__Directions for this task__. The data below should be restated word for word, with every picture omitted.

__Dataset excerpt__.
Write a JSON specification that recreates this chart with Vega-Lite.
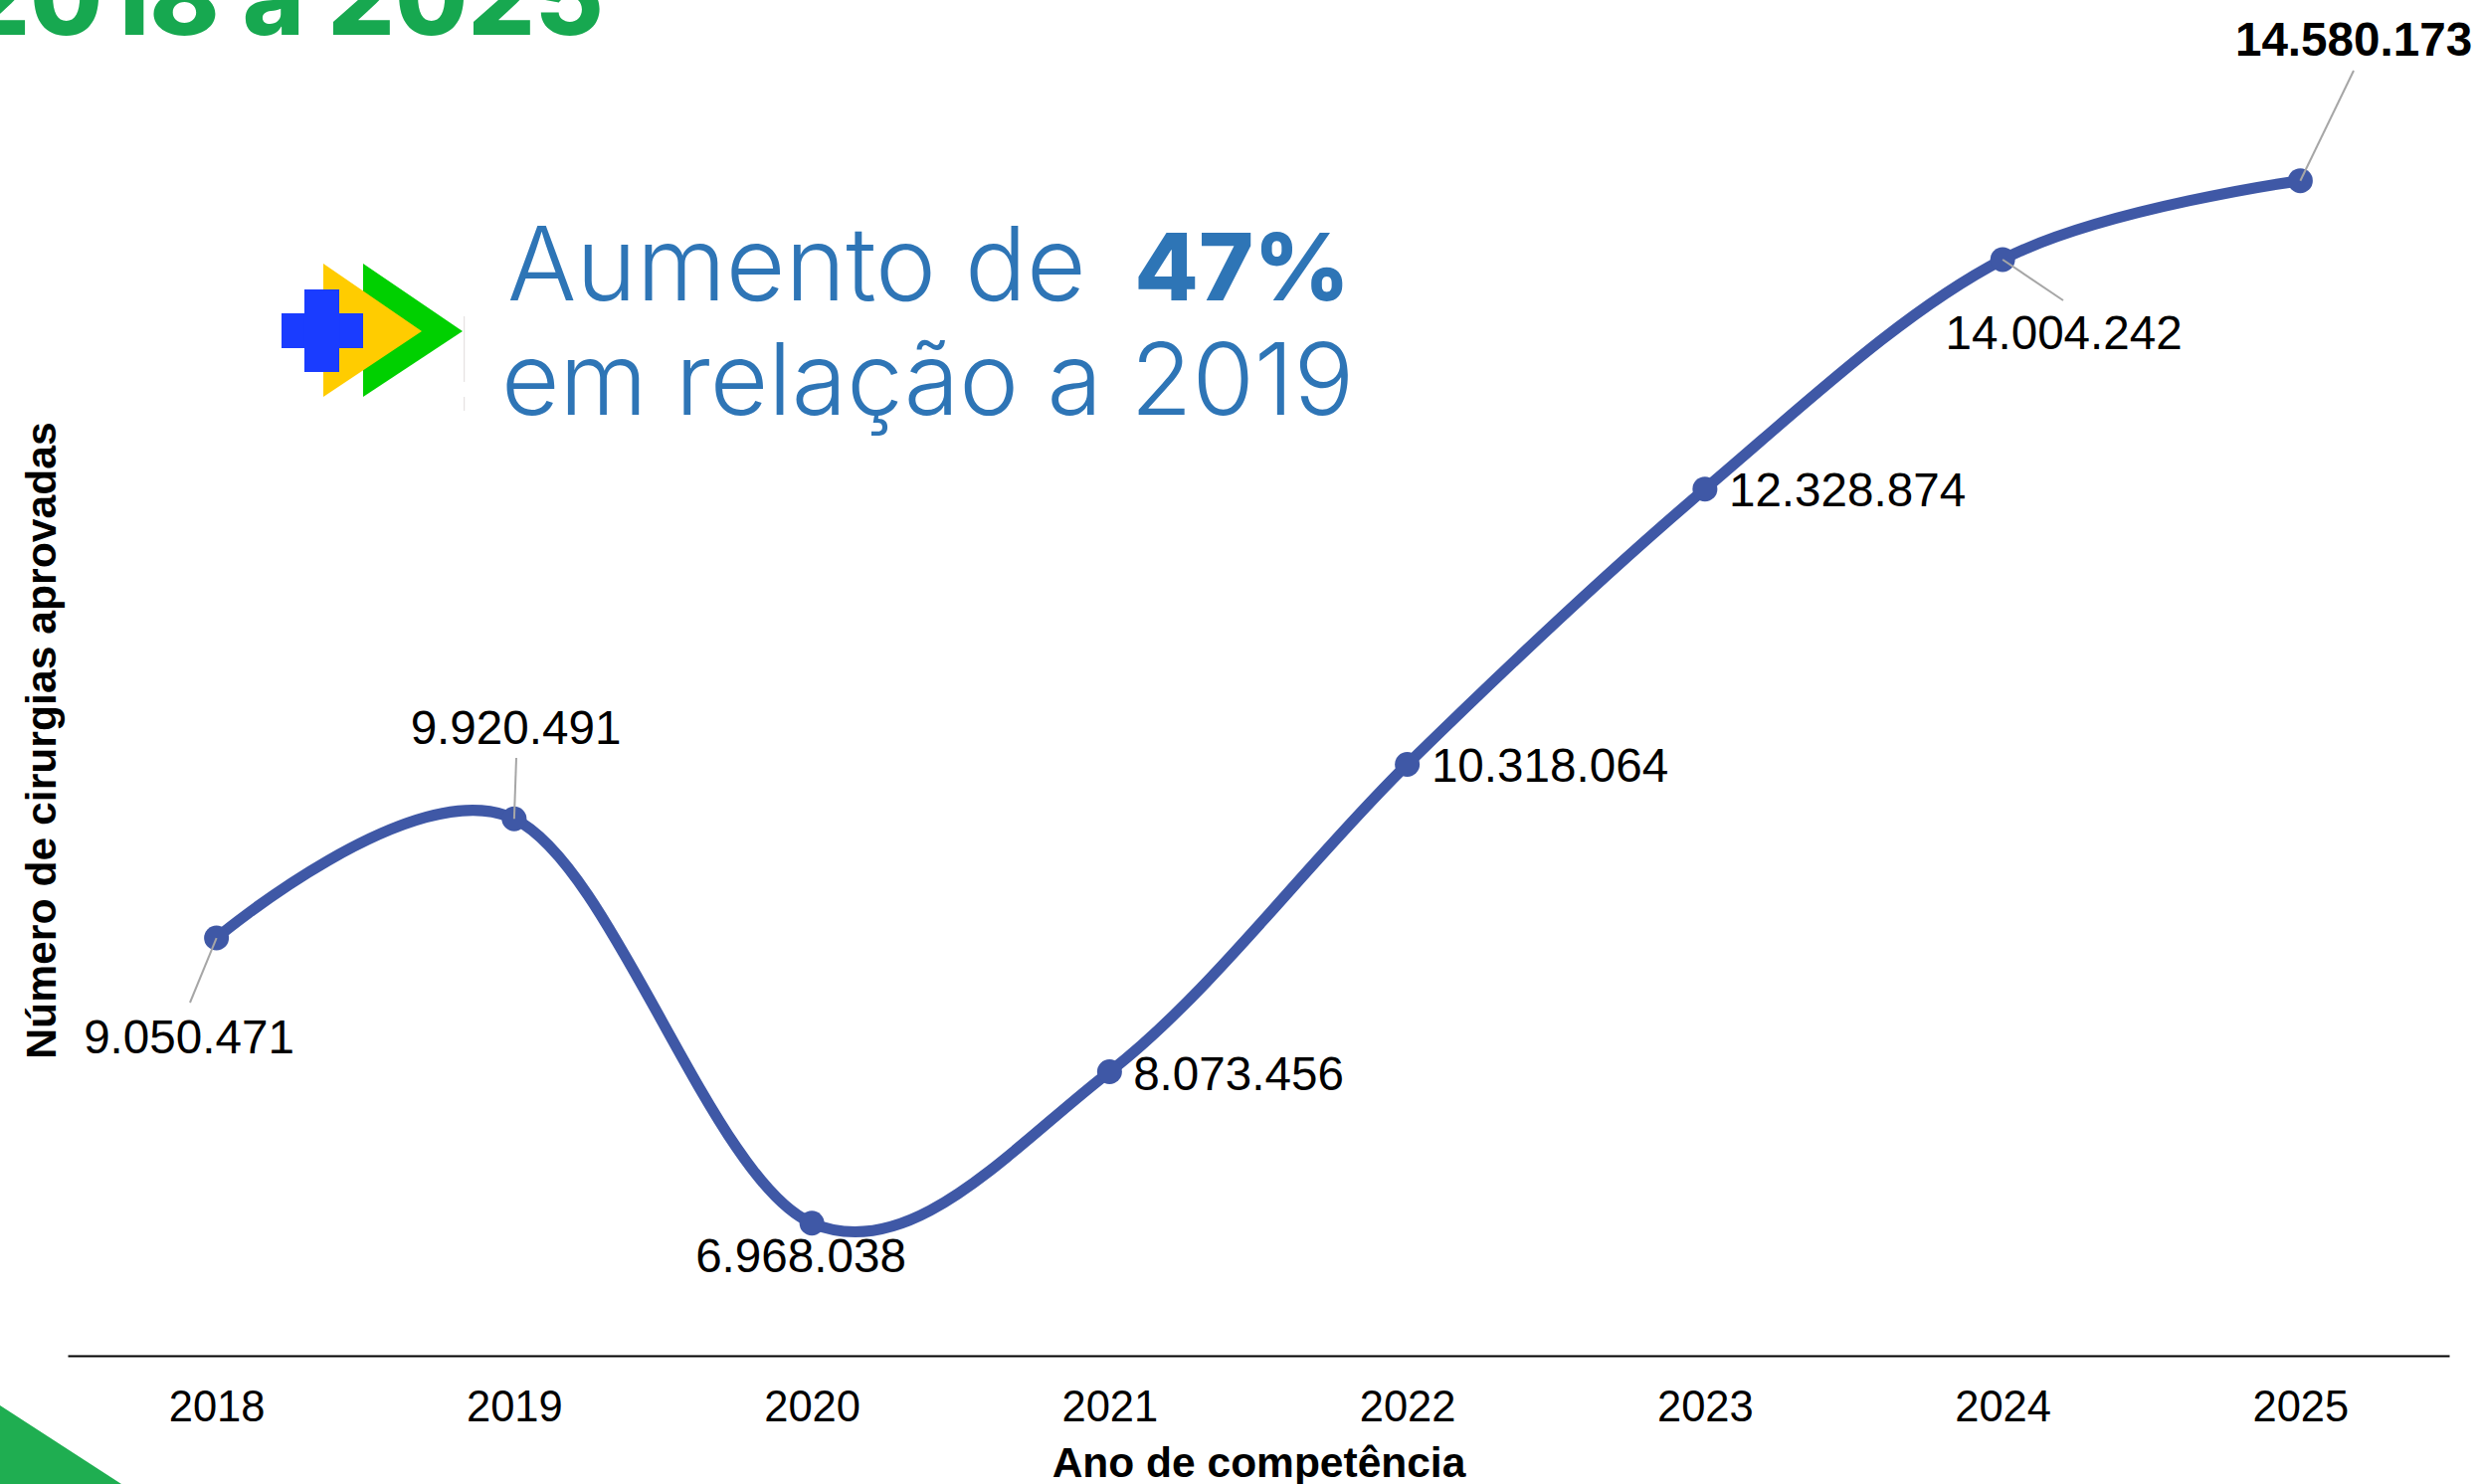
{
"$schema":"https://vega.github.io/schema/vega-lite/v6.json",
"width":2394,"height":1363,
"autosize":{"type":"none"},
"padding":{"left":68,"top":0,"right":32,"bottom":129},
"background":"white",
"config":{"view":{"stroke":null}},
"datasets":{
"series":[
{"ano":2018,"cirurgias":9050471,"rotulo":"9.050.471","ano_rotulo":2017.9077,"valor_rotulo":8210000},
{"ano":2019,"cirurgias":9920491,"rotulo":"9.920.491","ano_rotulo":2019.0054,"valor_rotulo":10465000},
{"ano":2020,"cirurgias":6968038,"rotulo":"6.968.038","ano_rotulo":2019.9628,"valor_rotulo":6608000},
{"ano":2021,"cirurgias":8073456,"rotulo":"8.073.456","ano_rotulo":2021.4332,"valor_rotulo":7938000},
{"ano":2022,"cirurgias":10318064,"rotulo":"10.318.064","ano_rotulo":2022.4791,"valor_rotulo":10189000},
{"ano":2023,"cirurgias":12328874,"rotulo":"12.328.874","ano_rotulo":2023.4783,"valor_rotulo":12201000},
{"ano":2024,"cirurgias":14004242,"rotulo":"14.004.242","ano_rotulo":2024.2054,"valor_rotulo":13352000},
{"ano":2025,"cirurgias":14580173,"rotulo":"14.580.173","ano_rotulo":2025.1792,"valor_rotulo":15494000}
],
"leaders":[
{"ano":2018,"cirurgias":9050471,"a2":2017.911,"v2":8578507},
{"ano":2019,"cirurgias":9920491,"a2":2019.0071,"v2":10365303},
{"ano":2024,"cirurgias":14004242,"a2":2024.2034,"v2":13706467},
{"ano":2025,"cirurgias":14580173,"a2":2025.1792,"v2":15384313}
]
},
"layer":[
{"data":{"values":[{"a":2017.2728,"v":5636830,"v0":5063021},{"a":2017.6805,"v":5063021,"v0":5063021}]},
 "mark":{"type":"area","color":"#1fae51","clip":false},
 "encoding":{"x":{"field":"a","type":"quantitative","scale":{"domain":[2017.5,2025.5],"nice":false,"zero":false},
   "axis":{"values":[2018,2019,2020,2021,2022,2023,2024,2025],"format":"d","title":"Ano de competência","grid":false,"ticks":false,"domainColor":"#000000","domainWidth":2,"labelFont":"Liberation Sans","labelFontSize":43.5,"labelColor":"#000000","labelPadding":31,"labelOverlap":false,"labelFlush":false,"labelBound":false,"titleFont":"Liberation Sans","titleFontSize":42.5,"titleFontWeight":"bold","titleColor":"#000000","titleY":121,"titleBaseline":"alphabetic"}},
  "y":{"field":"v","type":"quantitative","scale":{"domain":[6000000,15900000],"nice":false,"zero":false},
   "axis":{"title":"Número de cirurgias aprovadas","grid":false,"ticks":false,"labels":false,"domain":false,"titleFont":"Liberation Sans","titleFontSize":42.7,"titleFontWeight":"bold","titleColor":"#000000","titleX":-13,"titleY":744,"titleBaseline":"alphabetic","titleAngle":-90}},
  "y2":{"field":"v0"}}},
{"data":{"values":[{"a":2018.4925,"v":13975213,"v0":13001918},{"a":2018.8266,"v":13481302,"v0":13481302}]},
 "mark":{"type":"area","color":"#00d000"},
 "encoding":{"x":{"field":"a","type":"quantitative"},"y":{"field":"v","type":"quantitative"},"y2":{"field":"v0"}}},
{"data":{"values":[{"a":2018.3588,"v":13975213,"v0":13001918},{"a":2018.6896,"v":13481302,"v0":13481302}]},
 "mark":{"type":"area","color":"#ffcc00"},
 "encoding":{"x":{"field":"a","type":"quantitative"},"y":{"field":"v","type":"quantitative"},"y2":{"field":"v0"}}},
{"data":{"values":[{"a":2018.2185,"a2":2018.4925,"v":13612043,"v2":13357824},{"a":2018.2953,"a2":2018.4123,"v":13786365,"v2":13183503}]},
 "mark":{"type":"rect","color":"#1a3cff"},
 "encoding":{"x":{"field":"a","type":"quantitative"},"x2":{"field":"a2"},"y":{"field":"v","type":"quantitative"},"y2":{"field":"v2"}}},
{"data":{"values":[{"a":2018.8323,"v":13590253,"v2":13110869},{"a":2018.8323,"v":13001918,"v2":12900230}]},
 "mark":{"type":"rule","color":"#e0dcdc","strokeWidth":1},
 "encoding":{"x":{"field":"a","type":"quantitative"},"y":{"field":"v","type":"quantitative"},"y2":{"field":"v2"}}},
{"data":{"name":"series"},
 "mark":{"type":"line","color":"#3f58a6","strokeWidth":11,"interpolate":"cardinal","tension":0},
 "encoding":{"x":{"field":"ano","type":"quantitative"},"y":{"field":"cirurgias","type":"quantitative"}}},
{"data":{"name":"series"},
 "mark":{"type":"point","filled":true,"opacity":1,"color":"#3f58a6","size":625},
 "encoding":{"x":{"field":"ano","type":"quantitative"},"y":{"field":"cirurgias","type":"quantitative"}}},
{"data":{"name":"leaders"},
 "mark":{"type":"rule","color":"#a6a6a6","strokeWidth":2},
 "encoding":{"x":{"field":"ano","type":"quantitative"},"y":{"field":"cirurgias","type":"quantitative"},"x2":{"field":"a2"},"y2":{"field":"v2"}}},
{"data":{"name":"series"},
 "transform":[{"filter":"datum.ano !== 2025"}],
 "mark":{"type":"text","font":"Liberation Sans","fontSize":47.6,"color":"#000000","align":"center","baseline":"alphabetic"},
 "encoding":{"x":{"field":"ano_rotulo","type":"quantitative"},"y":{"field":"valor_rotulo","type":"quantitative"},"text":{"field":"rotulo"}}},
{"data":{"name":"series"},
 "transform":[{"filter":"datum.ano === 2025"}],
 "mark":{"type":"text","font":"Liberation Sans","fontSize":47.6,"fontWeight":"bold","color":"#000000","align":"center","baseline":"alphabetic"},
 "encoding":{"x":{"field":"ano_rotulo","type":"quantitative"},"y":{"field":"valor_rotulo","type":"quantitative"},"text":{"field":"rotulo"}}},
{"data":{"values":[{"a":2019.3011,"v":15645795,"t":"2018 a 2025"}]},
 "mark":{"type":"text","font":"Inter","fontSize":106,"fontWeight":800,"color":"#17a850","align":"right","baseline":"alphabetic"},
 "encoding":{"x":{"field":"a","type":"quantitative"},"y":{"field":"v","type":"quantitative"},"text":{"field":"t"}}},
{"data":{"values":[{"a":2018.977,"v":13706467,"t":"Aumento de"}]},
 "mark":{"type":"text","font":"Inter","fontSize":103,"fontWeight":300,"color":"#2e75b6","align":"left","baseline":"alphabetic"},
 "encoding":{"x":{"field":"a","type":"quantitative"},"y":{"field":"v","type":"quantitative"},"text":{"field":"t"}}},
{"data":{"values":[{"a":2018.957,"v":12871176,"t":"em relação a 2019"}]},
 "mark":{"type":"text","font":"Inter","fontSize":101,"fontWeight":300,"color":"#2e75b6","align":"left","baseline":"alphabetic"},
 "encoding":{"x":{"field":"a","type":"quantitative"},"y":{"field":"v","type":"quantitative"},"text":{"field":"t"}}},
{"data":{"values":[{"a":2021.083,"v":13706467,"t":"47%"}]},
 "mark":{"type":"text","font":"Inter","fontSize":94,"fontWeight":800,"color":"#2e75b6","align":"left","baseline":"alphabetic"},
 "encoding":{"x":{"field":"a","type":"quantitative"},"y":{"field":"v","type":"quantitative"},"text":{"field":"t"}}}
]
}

__Response for this exercise__.
Write a JSON specification that recreates this chart with Vega-Lite.
{
"$schema":"https://vega.github.io/schema/vega-lite/v6.json",
"width":2394,"height":1363,
"autosize":{"type":"none"},
"padding":{"left":68,"top":0,"right":32,"bottom":129},
"background":"white",
"config":{"view":{"stroke":null}},
"datasets":{
"series":[
{"ano":2018,"cirurgias":9050471,"rotulo":"9.050.471","ano_rotulo":2017.9077,"valor_rotulo":8210000},
{"ano":2019,"cirurgias":9920491,"rotulo":"9.920.491","ano_rotulo":2019.0054,"valor_rotulo":10465000},
{"ano":2020,"cirurgias":6968038,"rotulo":"6.968.038","ano_rotulo":2019.9628,"valor_rotulo":6608000},
{"ano":2021,"cirurgias":8073456,"rotulo":"8.073.456","ano_rotulo":2021.4332,"valor_rotulo":7938000},
{"ano":2022,"cirurgias":10318064,"rotulo":"10.318.064","ano_rotulo":2022.4791,"valor_rotulo":10189000},
{"ano":2023,"cirurgias":12328874,"rotulo":"12.328.874","ano_rotulo":2023.4783,"valor_rotulo":12201000},
{"ano":2024,"cirurgias":14004242,"rotulo":"14.004.242","ano_rotulo":2024.2054,"valor_rotulo":13352000},
{"ano":2025,"cirurgias":14580173,"rotulo":"14.580.173","ano_rotulo":2025.1792,"valor_rotulo":15494000}
],
"leaders":[
{"ano":2018,"cirurgias":9050471,"a2":2017.911,"v2":8578507},
{"ano":2019,"cirurgias":9920491,"a2":2019.0071,"v2":10365303},
{"ano":2024,"cirurgias":14004242,"a2":2024.2034,"v2":13706467},
{"ano":2025,"cirurgias":14580173,"a2":2025.1792,"v2":15384313}
]
},
"layer":[
{"data":{"values":[{"a":2017.2728,"v":5636830,"v0":5063021},{"a":2017.6805,"v":5063021,"v0":5063021}]},
 "mark":{"type":"area","color":"#1fae51","clip":false},
 "encoding":{"x":{"field":"a","type":"quantitative","scale":{"domain":[2017.5,2025.5],"nice":false,"zero":false},
   "axis":{"values":[2018,2019,2020,2021,2022,2023,2024,2025],"format":"d","title":"Ano de competência","grid":false,"ticks":false,"domainColor":"#000000","domainWidth":2,"labelFont":"Liberation Sans","labelFontSize":43.5,"labelColor":"#000000","labelPadding":31,"labelOverlap":false,"labelFlush":false,"labelBound":false,"titleFont":"Liberation Sans","titleFontSize":42.5,"titleFontWeight":"bold","titleColor":"#000000","titleY":121,"titleBaseline":"alphabetic"}},
  "y":{"field":"v","type":"quantitative","scale":{"domain":[6000000,15900000],"nice":false,"zero":false},
   "axis":{"title":"Número de cirurgias aprovadas","grid":false,"ticks":false,"labels":false,"domain":false,"titleFont":"Liberation Sans","titleFontSize":42.7,"titleFontWeight":"bold","titleColor":"#000000","titleX":-13,"titleY":744,"titleBaseline":"alphabetic","titleAngle":-90}},
  "y2":{"field":"v0"}}},
{"data":{"values":[{"a":2018.4925,"v":13975213,"v0":13001918},{"a":2018.8266,"v":13481302,"v0":13481302}]},
 "mark":{"type":"area","color":"#00d000"},
 "encoding":{"x":{"field":"a","type":"quantitative"},"y":{"field":"v","type":"quantitative"},"y2":{"field":"v0"}}},
{"data":{"values":[{"a":2018.3588,"v":13975213,"v0":13001918},{"a":2018.6896,"v":13481302,"v0":13481302}]},
 "mark":{"type":"area","color":"#ffcc00"},
 "encoding":{"x":{"field":"a","type":"quantitative"},"y":{"field":"v","type":"quantitative"},"y2":{"field":"v0"}}},
{"data":{"values":[{"a":2018.2185,"a2":2018.4925,"v":13612043,"v2":13357824},{"a":2018.2953,"a2":2018.4123,"v":13786365,"v2":13183503}]},
 "mark":{"type":"rect","color":"#1a3cff"},
 "encoding":{"x":{"field":"a","type":"quantitative"},"x2":{"field":"a2"},"y":{"field":"v","type":"quantitative"},"y2":{"field":"v2"}}},
{"data":{"values":[{"a":2018.8323,"v":13590253,"v2":13110869},{"a":2018.8323,"v":13001918,"v2":12900230}]},
 "mark":{"type":"rule","color":"#e0dcdc","strokeWidth":1},
 "encoding":{"x":{"field":"a","type":"quantitative"},"y":{"field":"v","type":"quantitative"},"y2":{"field":"v2"}}},
{"data":{"name":"series"},
 "mark":{"type":"line","color":"#3f58a6","strokeWidth":11,"interpolate":"cardinal","tension":0},
 "encoding":{"x":{"field":"ano","type":"quantitative"},"y":{"field":"cirurgias","type":"quantitative"}}},
{"data":{"name":"series"},
 "mark":{"type":"point","filled":true,"opacity":1,"color":"#3f58a6","size":625},
 "encoding":{"x":{"field":"ano","type":"quantitative"},"y":{"field":"cirurgias","type":"quantitative"}}},
{"data":{"name":"leaders"},
 "mark":{"type":"rule","color":"#a6a6a6","strokeWidth":2},
 "encoding":{"x":{"field":"ano","type":"quantitative"},"y":{"field":"cirurgias","type":"quantitative"},"x2":{"field":"a2"},"y2":{"field":"v2"}}},
{"data":{"name":"series"},
 "transform":[{"filter":"datum.ano !== 2025"}],
 "mark":{"type":"text","font":"Liberation Sans","fontSize":47.6,"color":"#000000","align":"center","baseline":"alphabetic"},
 "encoding":{"x":{"field":"ano_rotulo","type":"quantitative"},"y":{"field":"valor_rotulo","type":"quantitative"},"text":{"field":"rotulo"}}},
{"data":{"name":"series"},
 "transform":[{"filter":"datum.ano === 2025"}],
 "mark":{"type":"text","font":"Liberation Sans","fontSize":47.6,"fontWeight":"bold","color":"#000000","align":"center","baseline":"alphabetic"},
 "encoding":{"x":{"field":"ano_rotulo","type":"quantitative"},"y":{"field":"valor_rotulo","type":"quantitative"},"text":{"field":"rotulo"}}},
{"data":{"values":[{"a":2019.3011,"v":15645795,"t":"2018 a 2025"}]},
 "mark":{"type":"text","font":"Inter","fontSize":106,"fontWeight":800,"color":"#17a850","align":"right","baseline":"alphabetic"},
 "encoding":{"x":{"field":"a","type":"quantitative"},"y":{"field":"v","type":"quantitative"},"text":{"field":"t"}}},
{"data":{"values":[{"a":2018.977,"v":13706467,"t":"Aumento de"}]},
 "mark":{"type":"text","font":"Inter","fontSize":103,"fontWeight":300,"color":"#2e75b6","align":"left","baseline":"alphabetic"},
 "encoding":{"x":{"field":"a","type":"quantitative"},"y":{"field":"v","type":"quantitative"},"text":{"field":"t"}}},
{"data":{"values":[{"a":2018.957,"v":12871176,"t":"em relação a 2019"}]},
 "mark":{"type":"text","font":"Inter","fontSize":101,"fontWeight":300,"color":"#2e75b6","align":"left","baseline":"alphabetic"},
 "encoding":{"x":{"field":"a","type":"quantitative"},"y":{"field":"v","type":"quantitative"},"text":{"field":"t"}}},
{"data":{"values":[{"a":2021.083,"v":13706467,"t":"47%"}]},
 "mark":{"type":"text","font":"Inter","fontSize":94,"fontWeight":800,"color":"#2e75b6","align":"left","baseline":"alphabetic"},
 "encoding":{"x":{"field":"a","type":"quantitative"},"y":{"field":"v","type":"quantitative"},"text":{"field":"t"}}}
]
}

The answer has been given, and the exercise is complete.